SG: How do you teach bike handling skills to help your athletes feel comfortable in the saddle in a busy city like New York?
KH: I believe bike handling skills are one of the most important defenses we have as cyclists and triathletes. First, make sure your bike is properly fitted to your size to ensure you can maneuver your bike as efficiently as possible. Find a local cycling coach, such Jose Soto who works with my team, and go to an empty parking lot or part of the park with very little traffic. Practicing things such as clipping in and out of the pedals, getting on and off the bike and tweaking the weight balance ratio (between the handlebars and saddle) are all excellent skills to work on. In a busy city like New York, it is essential that you stay calm and confident while riding, as defensive riding saves lives.
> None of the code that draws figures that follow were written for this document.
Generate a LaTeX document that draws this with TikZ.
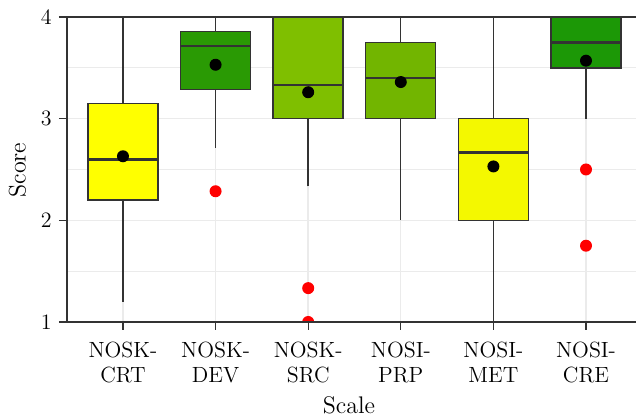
\documentclass[tikz,border=0pt]{standalone}
\usepackage{tikz}
\definecolor{crt}{HTML}{FFFF00}
\definecolor{dev}{HTML}{2A9A04}
\definecolor{src}{HTML}{7FBF00}
\definecolor{prp}{HTML}{72B500}
\definecolor{met}{HTML}{F4F800}
\definecolor{cre}{HTML}{1C9806}
\definecolor{gridgray}{HTML}{EBEBEB}
\definecolor{linegray}{HTML}{333333}
\begin{document}
\begin{tikzpicture}[x=46.3pt,y=50.83pt,
    majorgrid/.style={draw=gridgray,line width=0.7pt},
    minorgrid/.style={draw=gridgray,line width=0.45pt},
    axisline/.style={draw=linegray,line width=0.6pt},
    whisker/.style={draw=linegray,line width=0.7pt},
    boxline/.style={draw=linegray,line width=0.7pt},
    medline/.style={draw=linegray,line width=1.2pt},
    ticklab/.style={inner sep=0pt,font=\fontsize{11}{12.4}\selectfont},
    axtitle/.style={inner sep=0pt,font=\fontsize{12}{14}\selectfont}]
    \useasboundingbox (-0.328,0.0656) rectangle (6.54,4.167);
    % grid
    \foreach \y in {1.5,2.5,3.5} \draw[minorgrid] (0.395,\y)--(6.54,\y);
    \foreach \y in {1,...,4} \draw[majorgrid] (0.395,\y)--(6.54,\y);
    \foreach \x in {1,...,6} \draw[majorgrid] (\x,1)--(\x,4);
    % boxes
    \begin{scope}
      \clip (0.395,1) rectangle (6.54,4);
      \foreach \x/\lo/\qa/\md/\qb/\hi/\mn/\col in {1/1.2/2.2/2.6/3.15/4/2.63/crt,
          2/2.714/3.286/3.714/3.857/4/3.53/dev, 3/2.333/3/3.333/4/4/3.26/src,
          4/2/3/3.4/3.75/4/3.36/prp, 5/1/2/2.667/3/4/2.53/met,
          6/3/3.5/3.75/4/4/3.57/cre} {
        \draw[whisker] (\x,\lo)--(\x,\qa) (\x,\qb)--(\x,\hi);
        \filldraw[boxline,fill=\col] (\x-0.378,\qa) rectangle (\x+0.378,\qb);
        \draw[medline] (\x-0.378,\md)--(\x+0.378,\md);
        \fill (\x,\mn) circle (3pt);
      }
      \foreach \x/\y in {2/2.286,3/1.333,3/1,6/2.5,6/1.75} \fill[red] (\x,\y) circle (3pt);
    \end{scope}
    % axes
    \draw[axisline] (0.395,4)--(6.54,4);
    \draw[axisline] (0.395,4)--(0.395,1)--(6.54,1);
    \foreach \y in {1,...,4} {
      \draw[axisline] (0.309,\y)--(0.395,\y);
      \node[ticklab,anchor=east] (ylab\y) at (0.233,\y) {\y};
    }
    \foreach \x/\a/\b in {1/NOSK/CRT,2/NOSK/DEV,3/NOSK/SRC,4/NOSI/PRP,5/NOSI/MET,6/NOSI/CRE} {
      \draw[axisline] (\x,1)--(\x,0.921);
      \node[ticklab,anchor=north,align=center] (xlab\x) at (\x,0.806) {\a-\\\b};
    }
    \node[axtitle,rotate=90] (ytitle) at (-0.139,2.495) {Score};
    \node[axtitle] (xtitle) at (3.44,0.184) {Scale};
\end{tikzpicture}
\end{document}
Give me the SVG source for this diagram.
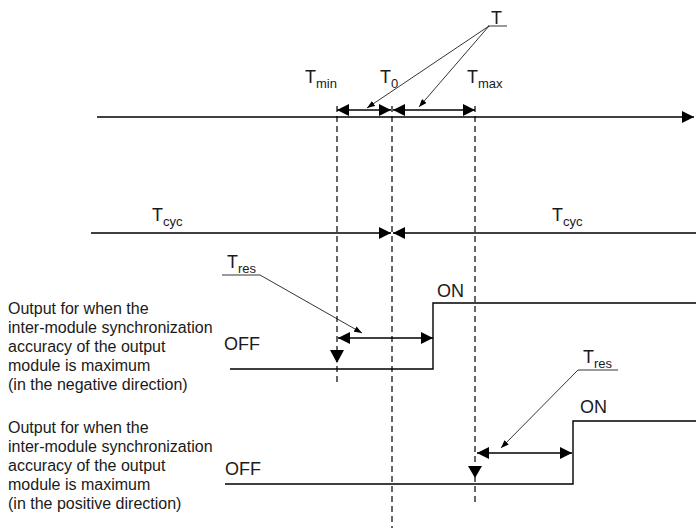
<svg xmlns="http://www.w3.org/2000/svg" width="696" height="528" viewBox="0 0 696 528">
<defs>
<style>
.ln{stroke:#000;stroke-width:1.4;fill:none}
.th{stroke:#000;stroke-width:0.8;fill:none}
.ds{stroke:#000;stroke-width:1.2;fill:none;stroke-dasharray:6,4}
.t{font-family:"Liberation Sans",Arial,sans-serif;fill:#1a1a1a}
.lab{font-size:16px}
.big{font-size:18px}
.sub{font-size:13px}
</style>
<marker id="arr" viewBox="0 0 12 12" refX="12" refY="6" markerWidth="12" markerHeight="12" markerUnits="userSpaceOnUse" orient="auto-start-reverse">
<path d="M0,0 L12,6 L0,12 z" fill="#000"/>
</marker>
<marker id="sarr" viewBox="0 0 8 6" refX="8" refY="3" markerWidth="8" markerHeight="6" markerUnits="userSpaceOnUse" orient="auto">
<path d="M0,0 L8,3 L0,6 z" fill="#000"/>
</marker>
</defs>
<rect width="696" height="528" fill="#fff"/>

<g id="guides">
<line class="ds" x1="337" y1="106" x2="337" y2="385"/>
<line class="ds" x1="392" y1="106" x2="392" y2="528"/>
<line class="ds" x1="475" y1="106" x2="475" y2="503"/>
</g>

<g id="connectors">
<line class="ln" x1="97" y1="117" x2="694" y2="117" marker-end="url(#arr)"/>
<line class="ln" x1="337" y1="110" x2="391" y2="110" marker-start="url(#arr)" marker-end="url(#arr)"/>
<line class="ln" x1="393" y1="110" x2="475" y2="110" marker-start="url(#arr)" marker-end="url(#arr)"/>
<line class="th" x1="489" y1="26" x2="367" y2="108" marker-end="url(#sarr)"/>
<line class="th" x1="489" y1="26" x2="419" y2="107" marker-end="url(#sarr)"/>
<line class="ln" x1="91" y1="233" x2="391" y2="233" marker-end="url(#arr)"/>
<line class="ln" x1="696" y1="233" x2="393" y2="233" marker-end="url(#arr)"/>
<line class="th" x1="260" y1="275" x2="362" y2="333" marker-end="url(#sarr)"/>
<line class="ln" x1="338" y1="338" x2="433" y2="338" marker-start="url(#arr)" marker-end="url(#arr)"/>
<line class="th" x1="578" y1="370" x2="501" y2="448" marker-end="url(#sarr)"/>
<line class="ln" x1="477" y1="453" x2="572" y2="453" marker-start="url(#arr)" marker-end="url(#arr)"/>
</g>

<g id="labels-top">
<text class="t big" x="491" y="24">T</text>
<line class="th" x1="488" y1="26" x2="507" y2="26"/>
<text class="t big" x="305" y="83">T<tspan class="sub" dy="5">min</tspan></text>
<text class="t big" x="380" y="83">T<tspan class="sub" dy="5">0</tspan></text>
<text class="t big" x="467" y="83">T<tspan class="sub" dy="5">max</tspan></text>
<text class="t big" x="152" y="221">T<tspan class="sub" dy="5">cyc</tspan></text>
<text class="t big" x="552" y="221">T<tspan class="sub" dy="5">cyc</tspan></text>
</g>

<g id="output-negative">
<text class="t lab" x="8" y="314">Output for when the</text>
<text class="t lab" x="8" y="333">inter-module synchronization</text>
<text class="t lab" x="8" y="352">accuracy of the output</text>
<text class="t lab" x="8" y="371">module is maximum</text>
<text class="t lab" x="8" y="390">(in the negative direction)</text>
<text class="t big" x="224" y="350">OFF</text>
<text class="t big" x="437" y="297">ON</text>
<polyline class="ln" points="230,369 433,369 433,303 696,303"/>
<polygon points="330,350 344,350 337,363" fill="#000"/>
<text class="t big" x="227" y="268">T<tspan class="sub" dy="5">res</tspan></text>
<line class="th" x1="222" y1="275" x2="260" y2="275"/>
</g>

<g id="output-positive">
<text class="t lab" x="8" y="433">Output for when the</text>
<text class="t lab" x="8" y="452">inter-module synchronization</text>
<text class="t lab" x="8" y="471">accuracy of the output</text>
<text class="t lab" x="8" y="490">module is maximum</text>
<text class="t lab" x="8" y="509">(in the positive direction)</text>
<text class="t big" x="225" y="475">OFF</text>
<text class="t big" x="580" y="413">ON</text>
<polyline class="ln" points="225,484 573,484 573,421 696,421"/>
<polygon points="468,466 482,466 475,478" fill="#000"/>
<text class="t big" x="583" y="363">T<tspan class="sub" dy="5">res</tspan></text>
<line class="th" x1="578" y1="370" x2="618" y2="370"/>
</g>
</svg>
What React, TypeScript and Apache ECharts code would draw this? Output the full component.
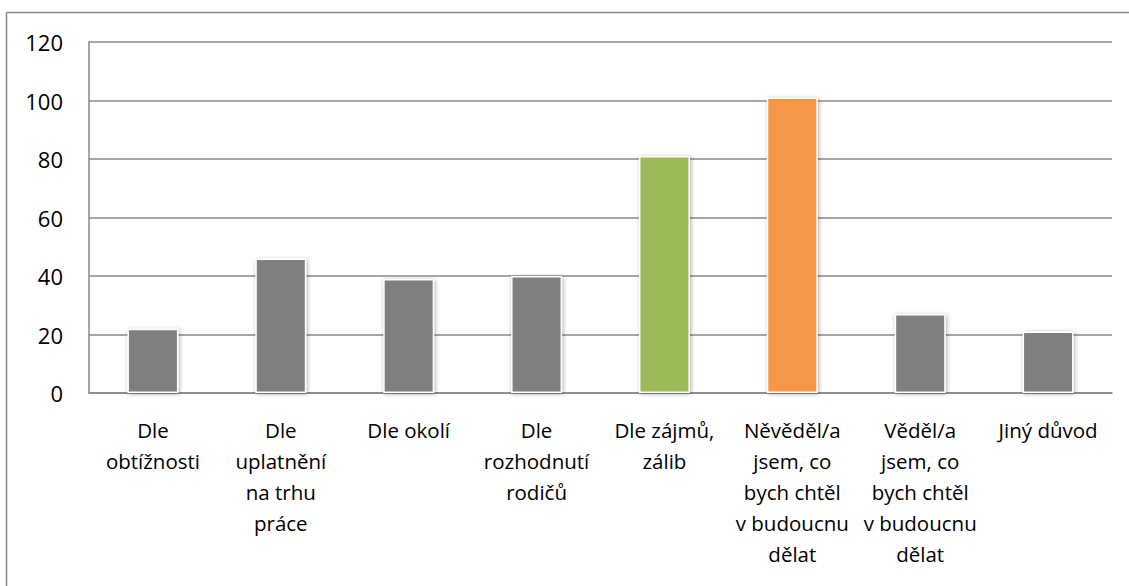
import React, { useEffect, useRef } from "react";
import * as echarts from "echarts";

const categories = [
  "Dle\nobtížnosti",
  "Dle\nuplatnění\nna trhu\npráce",
  "Dle okolí",
  "Dle\nrozhodnutí\nrodičů",
  "Dle zájmů,\nzálib",
  "Něvěděl/a\njsem, co\nbych chtěl\nv budoucnu\ndělat",
  "Věděl/a\njsem, co\nbych chtěl\nv budoucnu\ndělat",
  "Jiný důvod",
];
const values = [22, 46, 39, 40, 81, 101, 27, 21];
const barColors = ["#7f7f7f", "#7f7f7f", "#7f7f7f", "#7f7f7f", "#9bbb59", "#f79646", "#7f7f7f", "#7f7f7f"];
const yTicks = { min: 0, max: 120, interval: 20 };

export default function App() {
  const ref = useRef<HTMLDivElement>(null);
  useEffect(() => {
    if (!ref.current) return;
    const chart = echarts.init(ref.current, null, { renderer: "svg" });
    const font = "'Open Sans', 'Noto Sans', sans-serif";
    chart.setOption({
      animation: false,
      backgroundColor: "#ffffff",
      graphic: [
        { type: "line", shape: { x1: 6.5, y1: 12.5, x2: 1129, y2: 12.5 }, style: { stroke: "#888888", lineWidth: 1.5 } },
        { type: "line", shape: { x1: 6.5, y1: 12.5, x2: 6.5, y2: 586 }, style: { stroke: "#888888", lineWidth: 1.5 } },
      ],
      grid: { left: 89, right: 17, top: 42, bottom: 193, containLabel: false },
      xAxis: {
        type: "category",
        data: categories,
        axisLine: { show: true, lineStyle: { color: "#888888", width: 1.5 } },
        axisTick: { show: false },
        axisLabel: {
          interval: 0,
          color: "#000000",
          fontFamily: font,
          fontSize: 20.5,
          lineHeight: 31,
          margin: 21,
          align: "center",
        },
      },
      yAxis: {
        type: "value",
        min: yTicks.min,
        max: yTicks.max,
        interval: yTicks.interval,
        axisLine: { show: true, lineStyle: { color: "#888888", width: 1.5 } },
        axisTick: { show: false },
        splitLine: { show: true, lineStyle: { color: "#888888", width: 1.5 } },
        axisLabel: {
          color: "#000000",
          fontFamily: font,
          fontSize: 22,
          margin: 26,
        },
      },
      series: [
        {
          type: "bar",
          data: values.map((v, i) => ({ value: v, itemStyle: { color: barColors[i] } })),
          barWidth: 51,
          itemStyle: {
            borderColor: "#ffffff",
            borderWidth: 1.5,
            shadowBlur: 4,
            shadowColor: "rgba(0,0,0,0.35)",
            shadowOffsetX: 1,
            shadowOffsetY: 1,
          },
        },
      ],
    });
    return () => chart.dispose();
  }, []);
  return <div ref={ref} style={{ width: 1129, height: 586, position: "absolute", left: 0, top: 0 }} />;
}
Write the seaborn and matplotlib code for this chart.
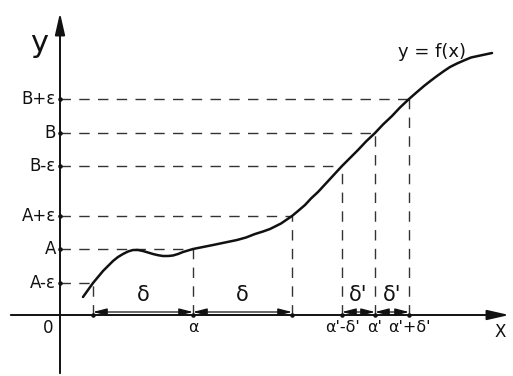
import matplotlib
matplotlib.use("Agg")
import matplotlib.pyplot as plt
import seaborn as sns
import pandas as pd

# ---- data (units: pixels from origin) ----
curve_x = [23, 28, 33, 38, 43, 48, 53, 58, 63, 68, 73, 78, 83, 88, 93, 98, 103, 108, 113,
           118, 123, 128, 133, 143, 153, 165, 177, 186, 195, 203, 210, 221,
           232, 238, 245, 251, 258, 264, 270, 276, 282, 290, 298, 306, 315, 323, 332, 340,
           349, 357, 364, 371, 377, 384, 390, 397, 405, 411, 418, 425, 432]
curve_y = [18, 25, 32, 38, 44, 49, 54, 58, 61, 63.5, 65, 65, 64, 62.5, 61, 59.8, 59, 59, 59.5,
           61, 63, 64.5, 66, 68, 70, 72.5, 75, 77.5, 81, 83.5, 86, 91.5,
           99, 104, 110, 116.5, 123, 129.5, 136, 142.5, 149, 157, 165, 173.5, 182, 190.5, 199, 207.5,
           216, 223, 229, 234.5, 239, 244, 248, 251.5, 255, 257.5, 259, 260.5, 262]

x_points = [33, 133, 232, 282, 315, 349]          # a-δ, a, a+δ, a'-δ', a', a'+δ'
x_point_labels = ["", "α", "", "α'-δ'", "α'", "α'+δ'"]
y_points = [32, 66, 99, 149, 182, 216]            # A-ε, A, A+ε, B-ε, B, B+ε
y_point_labels = ["A-ε", "A", "A+ε", "B-ε", "B", "B+ε"]
delta_spans = [(33, 133, "δ"), (133, 232, "δ"), (282, 315, "δ'"), (315, 349, "δ'")]

sns.set_theme(style="white")
plt.rcParams['font.family'] = ['DejaVu Sans']

fig = plt.figure(figsize=(5.13, 3.76), dpi=100)
ax = fig.add_axes([0, 0, 1, 1])

ink = "#111111"
dash = (0, (7.5, 6))

# axes with arrows
ax.annotate("", xy=(452, 0), xytext=(-52, 0),
            arrowprops=dict(arrowstyle="-|>,head_length=1.1,head_width=0.25", color=ink, lw=1.4))
ax.annotate("", xy=(0, 305), xytext=(0, -61),
            arrowprops=dict(arrowstyle="-|>,head_length=1.1,head_width=0.25", color=ink, lw=1.4))

# dashed guides
for xp, yp in zip(x_points, y_points):
    ax.plot([0, xp], [yp, yp], color="#333333", lw=1.0, linestyle=dash)
    ax.plot([xp, xp], [0, yp], color="#333333", lw=1.0, linestyle=dash)

# curve
df = pd.DataFrame({"x": curve_x, "y": curve_y})
sns.lineplot(data=df, x="x", y="y", ax=ax, color=ink, lw=1.8, sort=False)
ax.set_xlim(-60, 453)
ax.set_ylim(-61, 315)
ax.axis("off")

# tick dots
ax.scatter(x_points, [0] * len(x_points), s=5, color=ink, zorder=5)
ax.scatter([0] * len(y_points), y_points, s=5, color=ink, zorder=5)

# dimension arrows
for x0, x1, lab in delta_spans:
    ax.annotate("", xy=(x1, 3), xytext=(x0, 3),
                arrowprops=dict(arrowstyle="<|-|>,head_length=0.7,head_width=0.18",
                                color=ink, lw=0.9, shrinkA=0, shrinkB=0))
    ax.text((x0 + x1) / 2, 20, lab, ha="center", va="center", fontsize=15, color=ink)

# labels
for xp, lab in zip(x_points, x_point_labels):
    if lab:
        ax.text(xp, -13, lab, ha="center", va="center", fontsize=11.5, color=ink)
for yp, lab in zip(y_points, y_point_labels):
    ax.text(-4, yp, lab, ha="right", va="center", fontsize=12, color=ink)

ax.text(-12, -13, "0", ha="center", va="center", fontsize=12, color=ink)
ax.text(440, -17, "X", ha="center", va="center", fontsize=12, color=ink)
ax.text(-21, 272, "y", ha="center", va="center", fontsize=22, color=ink)
ax.text(372, 263, "y = f(x)", ha="center", va="center", fontsize=13, color=ink)

fig.savefig("out.png", dpi=100)
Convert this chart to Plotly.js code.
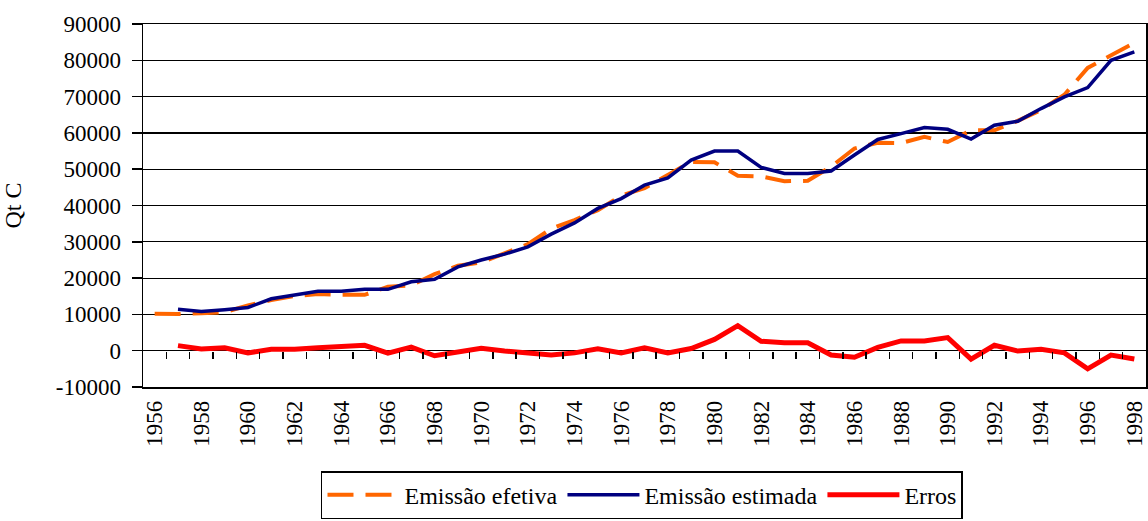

SG: My accident occurred on a late Saturday morning in Central Park when bike and foot traffic was quite heavy. What are the best times of days for cyclists or triathletes to ride?
KH: Great question Sarah. My team has two outdoor sessions per week: one between 6-7am on a weekday morning, and one after 7pm on a weekday evening. This helps to eliminate many of the obstacles that could cause a crash such as car and heavy bike or foot traffic. I recommend saving the easier and less exerting workouts when riding outside, and always using front and rear-mounted lights. For tougher workouts that require higher speeds and interval work, I highly suggest taking your bike indoors and using an indoor bike trainer. This is a great way to ensure you’re riding as safely as possible while still getting in a quality workout.
SG: Considering there are no states in U.S. that require adults to wear helmets by law, what is your opinion on wearing helmets?
KH: I think that is absolutely insane. Every single state should have a law that requires ALL bicyclists to wear helmets. I don’t know about you but I love my head! The single most important line of defensive in cycling, in my opinion, is wearing a helmet. Whether you’re traveling one or 100 miles, always wear a helmet. Protecting your head will save your life.
SG: Out of all the things we’ve discussed today, what are the most important aspects of bike safety?
KH: These are the things I stress most heavily for my athletes (and anyone riding!):
- Wear a helmet at ALL TIMES while riding
- Road ID: always wear one with your information and names and numbers of emergency contacts
- Let your immediate network know when and where you’re riding
- Do any speed or interval work on an indoor trainer
- NEVER ride with headphones
Riding a bike is an incredibly fun and efficient way to exercise. Take proper precautions to stay alert, calm and confident, and ALWAYS WEAR YOUR HELMET!